My thoughts turned to what is commonly known by theologians (pardon the pun) as common grace, as well as, special grace.

Both kinds of grace are mediated through Jesus.

John 1:3 explains, “All things were made through Him, and without Him was not any thing made that was made.” In other words, everything that exists is because it was created and made by Jesus. Romans 11:36 conveys this fact, “For from Him (Jesus) and through Him (Jesus) and to Him (Jesus) are all things. To Him (Jesus) be glory forever. Amen.”

Do you realize, you are alive this very moment by the power of Jesus? Hebrews 1:3 tells us, “He (Jesus) is the radiance of the glory of God and the exact imprint of His nature, and He upholds the universe by the word of his power.”
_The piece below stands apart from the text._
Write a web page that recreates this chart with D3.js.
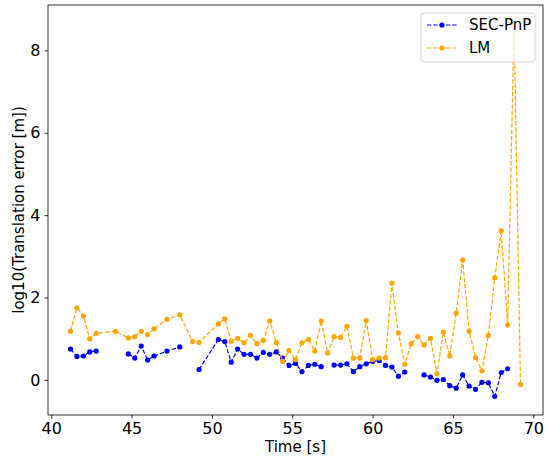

This is common to all of creation. All of creation is upheld by the word of his power!

Mmm…. Grace!

Now what is so special about special grace? Ephesians 2:8-9 tells us, “For by grace you have been saved through faith. And this is not your own doing; it is the gift of God, not a result of works, so that no one may boast.”

It is this special grace that saves us. Paul continues in Ephesians, “For we are His workmanship, created in Christ Jesus for good works, which God prepared beforehand, that we should walk in them.”

Mmm… Grace!

It is grace in Jesus that creates us. It is grace in Jesus that re-creates us through faith in Him. This is nothing of our own doing.

We have nothing to do with our first birth, and we have nothing to do with our second birth. It is all of grace.

And those good works we so want to do for God? Jesus is fruiting through us. In other words, it is the fruit of what Jesus has done on the cross that blooms in our lives (See Galatians 5).

This is good news! This is the Gospel because it is all of Jesus. This is grace.